O departamento de som de um filme é responsável por criar uma experiência mais imersiva para o público através da criação de um universo sônico capaz de interpretar e expressar cada cena do filme. Pense nele como uma orquestra na qual temos as cordas, os metais e a percussão, cada uma com a sua respectiva função, trabalhando em prol de uma sinfonia. O departamento de som é uma orquestra dividida na parte da voz, na parte dos efeitos sonoros e na parte da música, e todas elas caminham juntas na mesma direção: evocar som e significado ao filme através dele.
Existem diversos cargos diferentes dentro da equipe, mas aqui abordaremos especificamente o Técnico de Som Direto. Ele é o responsável pela captura dos diálogos e sons ambientes durante a filmagem e pela mixagem e manutenção dos níveis adequados para a gravação de cada sinal captado. Geralmente, esse profissional responde pelos equipamentos de gravação e por todos os outros membros do departamento.

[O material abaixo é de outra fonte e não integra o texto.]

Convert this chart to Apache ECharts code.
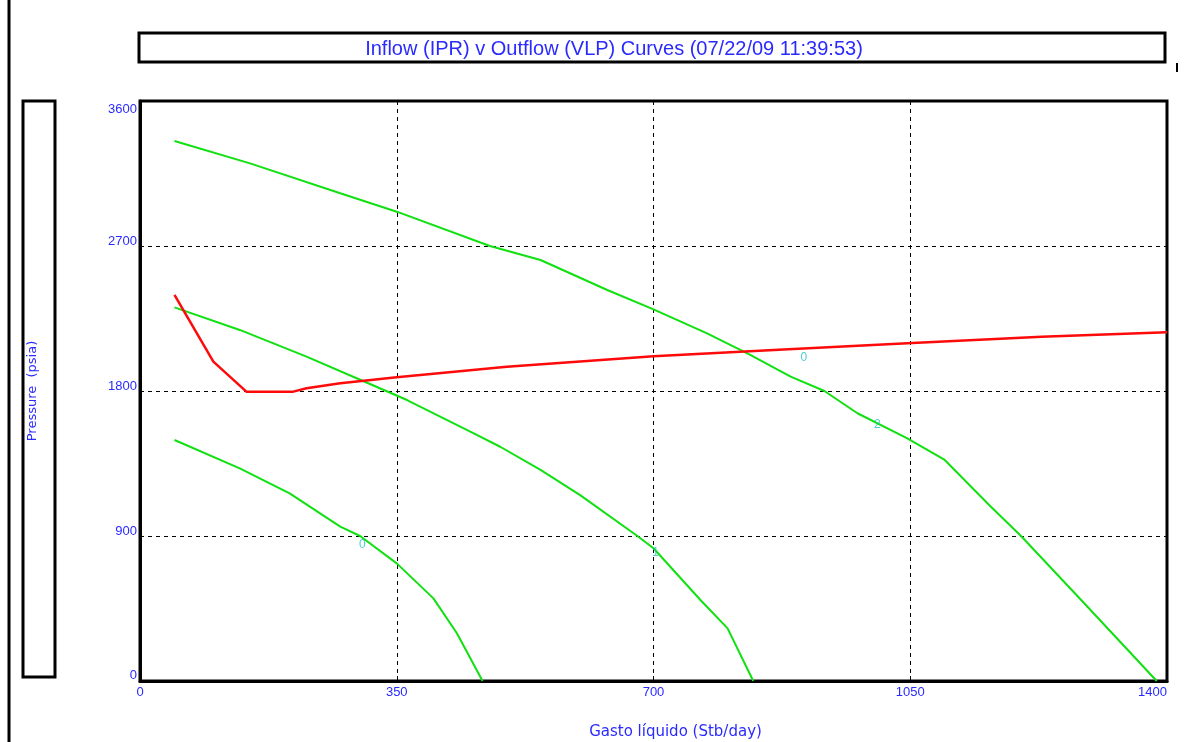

Na etapa de pré-produção, o profissional deve realizar reuniões com a produção para a seleção do equipamento humano e técnico, além de entender a complexidade do plano de filmagem. Assim, deve tomar decisões técnicas a serem colocadas em prática no set. Em coordenação com o departamento de figurino, escolhe as melhores maneiras de esconder as lapelas nos atores, de forma a evitar ruídos e aparecimentos em quadro.
A leitura do roteiro é essencial para, juntamente com o diretor, participar da proposta de e trazer as possibilidades sonoras para a narrativa do filme. A partir disso, faz-se divisão do roteiro em cenas, sequências e planos numerados, para facilitar a gravação e incluem-se observações quanto ao espectro sonoro. Em conjunto com a sua equipe, o técnico de som direto deve testar e eleger os equipamentos e estabelecer uma metodologia de trabalho e organização. Em geral, deve-se conhecer todo o equipamento com o qual irá trabalhar para seu melhor aproveitamento.
Para se tornar um profissional dessa área, os caminhos são diversos – não há uma linearidade específica. Pode-se tanto optar pelo curso específico de Cinema, como a brasileira Tide Borges; quanto por outros cursos que mexam com equipamentos de som, como fez Romeu Quinto, que cursou Comunicação, e Zezé D’Alice, que cursou Audiovisual. Esses cursos são oferecidos em diversas universidades do Brasil, tanto públicas quanto particulares.
Segundo pesquisa do site salario.com, um técnico de som que trabalha com cinema no Brasil ganha uma média de R$ 2.589,19 para uma jornada de trabalho semanal de 40 horas. A faixa salarial pendula entre R$ 1.650,00 com teto em R$ 6.455,59, levando em conta profissionais em regime CLT de todo o Brasil. Recentemente houve uma queda na evolução salarial, mas os gráficos apontam para uma estabilização da remuneração. A maior demanda por esse profissional está nas cidades de São Paulo, Curitiba e Rio de Janeiro. A carreira pode ser difícil no começo e apresentar diversos percalços, mas os profissionais geralmente são felizes com aquilo que fazem.
Dentro alguns dos mais célebres técnicos de som do cinema nacional podemos citar Wálter Goulart, pioneiro da captação de som direto. Participou do filme O dragão da maldade contra o santo guerreiro (Glauber Rocha, 1969), Pindorama (Arnaldo Jabor, 1971), Dona Flor e seus dois maridos (Bruno Barreto, 1976), dentre muitos outros. O refinamento auditivo promovido pelos estúdios de dublagem nos quais trabalhou permitiu que ele fizesse com que os microfones soassem bem sem a necessidade de levá-los para o estúdio. Segundo o próprio Goulart, ele via o filme como um grande musical, o que reforça a ideia de pensar na equipe de som como uma grande orquestra e no técnico de som direto como o grande maestro. Ele tem papel fundamental na construção do universo sonoro da obra, podendo influenciar na dramaturgia do filme e dar forma sonora a determinada realidade.